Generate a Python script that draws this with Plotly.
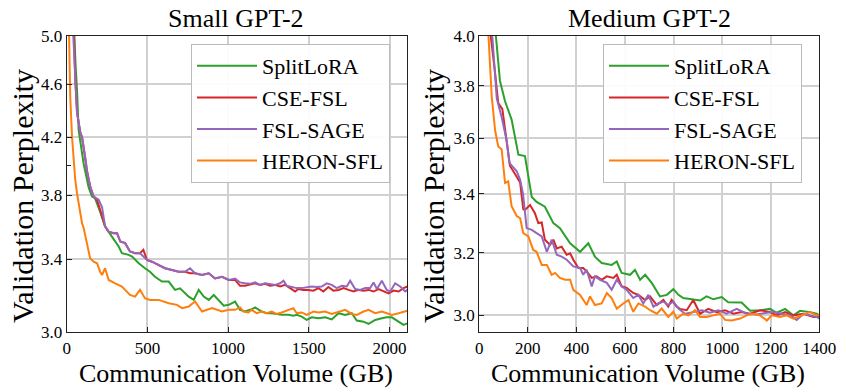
import plotly.graph_objects as go
import math

# ---------------- data: Small GPT-2 ----------------
s_green_x = [40, 47, 54, 64, 74, 105, 136, 157, 175, 207, 237, 280, 322, 342, 384, 405, 446, 485, 516, 547, 590, 632,
             671, 702, 756, 787, 818, 849, 880, 911, 942, 973, 1004, 1043, 1074, 1105, 1146, 1167, 1208, 1239, 1270,
             1332, 1373, 1404, 1425, 1456, 1487, 1518, 1560, 1601, 1642, 1684, 1725, 1766, 1797, 1839, 1870, 1911,
             1952, 1983, 2014, 2056, 2087, 2110]
s_green_y = [5.3, 5.0, 4.78, 4.55, 4.25, 4.01, 3.85, 3.79, 3.78, 3.693, 3.60, 3.537, 3.477, 3.437, 3.427, 3.417,
             3.378, 3.349, 3.329, 3.30, 3.273, 3.273, 3.226, 3.235, 3.189, 3.171, 3.226, 3.189, 3.171, 3.198, 3.171,
             3.139, 3.144, 3.162, 3.117, 3.108, 3.12, 3.13, 3.108, 3.099, 3.099, 3.09, 3.09, 3.085, 3.09, 3.081,
             3.063, 3.077, 3.072, 3.077, 3.066, 3.099, 3.09, 3.099, 3.06, 3.054, 3.042, 3.063, 3.072, 3.077, 3.077,
             3.054, 3.037, 3.045]

s_red_x = [38, 43, 54, 64, 85, 95, 116, 126, 147, 167, 188, 207, 238, 260, 291, 312, 332, 362, 392, 424, 454, 475,
           497, 528, 570, 609, 652, 694, 733, 764, 795, 838, 880, 919, 962, 1004, 1043, 1074, 1105, 1136, 1167, 1198,
           1229, 1260, 1291, 1322, 1353, 1384, 1415, 1435, 1466, 1497, 1528, 1560, 1590, 1621, 1652, 1684, 1715,
           1746, 1777, 1808, 1839, 1870, 1901, 1932, 1963, 1994, 2025, 2056, 2087, 2110]
s_red_y = [5.3, 5.0, 4.62, 4.38, 4.23, 4.2, 4.05, 3.96, 3.85, 3.79, 3.769, 3.704, 3.60, 3.567, 3.557, 3.557, 3.507,
           3.497, 3.447, 3.437, 3.437, 3.457, 3.397, 3.387, 3.368, 3.349, 3.339, 3.329, 3.329, 3.32, 3.32, 3.31,
           3.32, 3.29, 3.30, 3.282, 3.282, 3.249, 3.249, 3.254, 3.263, 3.254, 3.26, 3.249, 3.254, 3.245, 3.254,
           3.236, 3.217, 3.231, 3.226, 3.226, 3.222, 3.236, 3.217, 3.242, 3.222, 3.226, 3.236, 3.226, 3.217, 3.226,
           3.222, 3.226, 3.217, 3.231, 3.217, 3.207, 3.222, 3.217, 3.236, 3.245]

s_purple_x = [36, 41, 54, 64, 85, 95, 116, 126, 147, 167, 198, 219, 238, 260, 291, 312, 332, 362, 392, 424, 454,
              497, 528, 570, 609, 652, 694, 733, 764, 795, 838, 880, 919, 962, 1004, 1043, 1074, 1105, 1136, 1167,
              1198, 1229, 1260, 1291, 1322, 1343, 1363, 1394, 1425, 1456, 1487, 1518, 1549, 1580, 1611, 1642, 1673,
              1704, 1735, 1756, 1787, 1818, 1849, 1880, 1901, 1922, 1952, 1983, 2004, 2035, 2066, 2097, 2110]
s_purple_y = [5.3, 5.0, 4.62, 4.38, 4.23, 4.2, 4.05, 3.96, 3.85, 3.79, 3.77, 3.72, 3.60, 3.567, 3.557, 3.557, 3.507,
              3.497, 3.447, 3.437, 3.437, 3.397, 3.387, 3.368, 3.349, 3.339, 3.329, 3.329, 3.349, 3.32, 3.31, 3.32,
              3.29, 3.30, 3.282, 3.29, 3.268, 3.263, 3.26, 3.268, 3.254, 3.263, 3.26, 3.254, 3.263, 3.278, 3.249,
              3.242, 3.236, 3.236, 3.242, 3.245, 3.242, 3.245, 3.263, 3.254, 3.236, 3.249, 3.245, 3.278, 3.231, 3.226,
              3.236, 3.236, 3.268, 3.231, 3.278, 3.226, 3.217, 3.263, 3.245, 3.217, 3.226]

s_orange_x = [0, 12, 22, 33, 53, 64, 85, 95, 105, 126, 145, 167, 188, 207, 219, 238, 260, 300, 342, 362, 392, 424,
              454, 485, 516, 570, 632, 683, 715, 756, 795, 838, 901, 962, 1004, 1043, 1074, 1095, 1126, 1146, 1177,
              1208, 1239, 1270, 1301, 1332, 1373, 1404, 1425, 1456, 1487, 1529, 1560, 1601, 1642, 1684, 1725, 1766,
              1797, 1839, 1870, 1911, 1952, 1983, 2014, 2056, 2087, 2110]
s_orange_y = [6.2, 5.0, 4.5, 4.2, 3.90, 3.81, 3.66, 3.62, 3.59, 3.497, 3.407, 3.387, 3.378, 3.329, 3.31, 3.349,
              3.282, 3.263, 3.245, 3.226, 3.198, 3.189, 3.226, 3.18, 3.171, 3.171, 3.153, 3.144, 3.126, 3.135, 3.162,
              3.108, 3.126, 3.108, 3.117, 3.117, 3.13, 3.108, 3.103, 3.117, 3.099, 3.108, 3.099, 3.108, 3.095, 3.103,
              3.117, 3.126, 3.099, 3.103, 3.09, 3.108, 3.103, 3.108, 3.095, 3.108, 3.117, 3.095, 3.09, 3.108, 3.117,
              3.099, 3.108, 3.099, 3.09, 3.099, 3.108, 3.112]

# ---------------- data: Medium GPT-2 ----------------
m_green_x = [55, 67, 85, 106, 133, 161, 188, 216, 236, 270, 305, 332, 374, 415, 449, 476, 504, 545, 566, 586, 621,
             641, 662, 683, 710, 744, 772, 799, 820, 840, 881, 909, 936, 964, 998, 1025, 1080, 1115, 1156, 1197,
             1225, 1259, 1293, 1321, 1362, 1389, 1400]
m_green_y = [4.15, 4.0, 3.82, 3.74, 3.67, 3.54, 3.535, 3.389, 3.372, 3.355, 3.299, 3.282, 3.231, 3.203, 3.231,
             3.187, 3.166, 3.16, 3.171, 3.134, 3.128, 3.144, 3.112, 3.128, 3.102, 3.059, 3.064, 3.082, 3.064, 3.054,
             3.05, 3.046, 3.059, 3.05, 3.057, 3.041, 3.04, 3.014, 3.016, 3.02, 3.008, 3.02, 3.0, 3.014, 3.01, 3.005,
             3.0]

m_red_x = [40, 47, 65, 78, 95, 115, 126, 154, 168, 181, 188, 209, 229, 243, 257, 270, 291, 305, 319, 339, 360, 374,
           387, 408, 428, 442, 463, 483, 504, 525, 552, 566, 586, 607, 634, 655, 683, 703, 731, 758, 778, 792, 813,
           826, 854, 881, 909, 943, 978, 1012, 1046, 1080, 1115, 1156, 1197, 1225, 1259, 1293, 1335, 1376, 1400]
m_red_y = [4.12, 4.0, 3.85, 3.733, 3.71, 3.57, 3.50, 3.46, 3.44, 3.346, 3.344, 3.361, 3.333, 3.299, 3.301, 3.243,
           3.226, 3.243, 3.214, 3.22, 3.193, 3.198, 3.177, 3.15, 3.15, 3.139, 3.118, 3.123, 3.112, 3.123, 3.118,
           3.128, 3.091, 3.086, 3.07, 3.064, 3.048, 3.059, 3.032, 3.048, 3.027, 3.048, 3.027, 3.02, 3.016, 3.048,
           3.005, 3.02, 3.01, 3.016, 3.005, 3.01, 3.005, 3.016, 3.01, 3.0, 3.01, 3.0, 3.005, 2.995, 2.995]

m_purple_x = [45, 54, 72, 92, 113, 124, 154, 168, 180, 195, 216, 236, 257, 278, 298, 319, 339, 360, 387, 415, 428,
              442, 463, 476, 497, 525, 545, 566, 586, 607, 634, 655, 675, 696, 717, 737, 758, 778, 799, 820, 847, 881,
              916, 950, 984, 1018, 1060, 1101, 1142, 1184, 1211, 1245, 1280, 1307, 1335, 1362, 1389, 1400]
m_purple_y = [4.12, 4.0, 3.75, 3.68, 3.59, 3.51, 3.48, 3.45, 3.40, 3.282, 3.276, 3.265, 3.254, 3.203, 3.243, 3.193,
              3.187, 3.177, 3.155, 3.15, 3.128, 3.144, 3.091, 3.123, 3.112, 3.102, 3.08, 3.112, 3.091, 3.08, 3.054,
              3.064, 3.037, 3.064, 3.027, 3.037, 3.043, 3.032, 3.043, 3.021, 3.005, 3.01, 3.016, 3.008, 3.016, 3.005,
              3.02, 3.005, 3.003, 3.008, 3.01, 3.005, 3.0, 2.986, 3.005, 3.0, 2.995, 2.99]

m_orange_x = [30, 37, 51, 65, 78, 92, 106, 119, 133, 154, 168, 181, 202, 222, 236, 257, 278, 298, 312, 332, 353, 374,
              387, 415, 442, 456, 476, 504, 525, 545, 566, 593, 614, 634, 655, 683, 703, 731, 751, 778, 799, 813, 840,
              861, 888, 909, 936, 964, 991, 1012, 1039, 1074, 1101, 1128, 1156, 1184, 1204, 1238, 1266, 1293, 1328,
              1362, 1389, 1400]
m_orange_y = [4.15, 4.0, 3.76, 3.63, 3.57, 3.56, 3.438, 3.444, 3.357, 3.323, 3.316, 3.265, 3.254, 3.209, 3.203, 3.16,
              3.16, 3.128, 3.134, 3.118, 3.112, 3.112, 3.08, 3.064, 3.032, 3.059, 3.032, 3.037, 3.07, 3.054, 3.021,
              3.037, 3.048, 3.011, 3.037, 3.027, 3.016, 3.005, 3.021, 2.995, 3.011, 2.99, 3.005, 3.0, 3.016, 2.995,
              2.995, 3.0, 3.005, 2.986, 2.984, 2.99, 3.0, 3.005, 3.0, 2.984, 3.0, 2.995, 3.0, 2.99, 3.0, 3.01, 3.0,
              3.0]

series_names = ["SplitLoRA", "CSE-FSL", "FSL-SAGE", "HERON-SFL"]
series_colors = ["#2ca02c", "#d62728", "#9467bd", "#ff7f0e"]

s_ticks = [3.0, 3.4, 3.8, 4.2, 4.6, 5.0]
s_ticktext = ["3.0", "3.4", "3.8", "4.2", "4.6", "5.0"]
m_ticks = [3.0, 3.2, 3.4, 3.6, 3.8, 4.0]
m_ticktext = ["3.0", "3.2", "3.4", "3.6", "3.8", "4.0"]
s_xticks = [0, 500, 1000, 1500, 2000]
m_xticks = [0, 200, 400, 600, 800, 1000, 1200, 1400]

FONT = "Liberation Serif, Times New Roman, serif"
W, H = 846, 392

fig = go.Figure()
small = [(s_green_x, s_green_y), (s_red_x, s_red_y), (s_purple_x, s_purple_y), (s_orange_x, s_orange_y)]
medium = [(m_green_x, m_green_y), (m_red_x, m_red_y), (m_purple_x, m_purple_y), (m_orange_x, m_orange_y)]
for (x, y), name, c in zip(small, series_names, series_colors):
    fig.add_trace(go.Scatter(x=x, y=y, mode="lines", name=name, line=dict(color=c, width=2),
                             xaxis="x", yaxis="y", legend="legend"))
for (x, y), name, c in zip(medium, series_names, series_colors):
    fig.add_trace(go.Scatter(x=x, y=y, mode="lines", name=name, line=dict(color=c, width=2),
                             xaxis="x2", yaxis="y2", legend="legend2"))

def px_x(p):
    return p / W

def px_y(p):
    return 1 - p / H

common_axis = dict(showline=True, linecolor="#222", linewidth=1.2, mirror=True, ticks="inside", ticklen=5,
                   tickcolor="#222", showgrid=True, gridcolor="#d0d0d0", gridwidth=1.5, zeroline=False,
                   automargin=False, tickfont=dict(family=FONT, size=17, color="black"))

legend_style = dict(xanchor="left", yanchor="top", bgcolor="rgba(255,255,255,0.92)",
                    bordercolor="#bbbbbb", borderwidth=1, font=dict(family=FONT, size=22, color="black"),
                    itemwidth=60, tracegroupgap=0)

fig.update_layout(
    width=W, height=H, autosize=False, margin=dict(l=0, r=0, t=0, b=0, pad=0),
    paper_bgcolor="white", plot_bgcolor="white",
    font=dict(family=FONT, color="black"),
    xaxis=dict(domain=[px_x(66.7), px_x(407.3)], range=[0, 2110], tickvals=s_xticks, anchor="y", **common_axis),
    yaxis=dict(domain=[px_y(332), px_y(36)], type="log", range=[math.log10(3.0), math.log10(5.0)],
               tickvals=s_ticks, ticktext=s_ticktext, anchor="x",
               minor=dict(tickvals=[4.0], ticks="inside", ticklen=4, tickcolor="#222", showgrid=False),
               **common_axis),
    xaxis2=dict(domain=[px_x(479.3), px_x(819.3)], range=[0, 1400], tickvals=m_xticks, anchor="y2", **common_axis),
    yaxis2=dict(domain=[px_y(332), px_y(36)], type="log", range=[math.log10(2.949), math.log10(4.0)],
                tickvals=m_ticks, ticktext=m_ticktext, anchor="x2", **common_axis),
    legend=dict(x=px_x(191), y=px_y(44), **legend_style),
    legend2=dict(x=px_x(603), y=px_y(44), **legend_style),
    showlegend=True,
)

ann_font = dict(family=FONT, size=26, color="black")
title_font = dict(family=FONT, size=26, color="black")
ylab_font = dict(family=FONT, size=30, color="black")
annotations = [
    dict(text="Small GPT-2", x=px_x(236), y=px_y(19), font=title_font),
    dict(text="Medium GPT-2", x=px_x(649), y=px_y(19), font=title_font),
    dict(text="Communication Volume (GB)", x=px_x(236), y=px_y(373), font=ann_font),
    dict(text="Communication Volume (GB)", x=px_x(648), y=px_y(373), font=ann_font),
    dict(text="Validation Perplexity", x=px_x(22), y=px_y(196), textangle=-90, font=ylab_font),
    dict(text="Validation Perplexity", x=px_x(433), y=px_y(196), textangle=-90, font=ylab_font),
]
for a in annotations:
    a.update(xref="paper", yref="paper", xanchor="center", yanchor="middle", showarrow=False, borderpad=0)
fig.update_layout(annotations=annotations)

fig.write_html("out.html", config={"responsive": False, "displayModeBar": False},
               post_script="document.body.style.margin='0';document.body.style.overflow='hidden';")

[Problem statement]: Everything from the first line of the listing above through the line that contains "import math" is to be restated word for word, minus the pictures.

[Exercise solution]:
Generate a Python script that draws this with Plotly.
import plotly.graph_objects as go
import math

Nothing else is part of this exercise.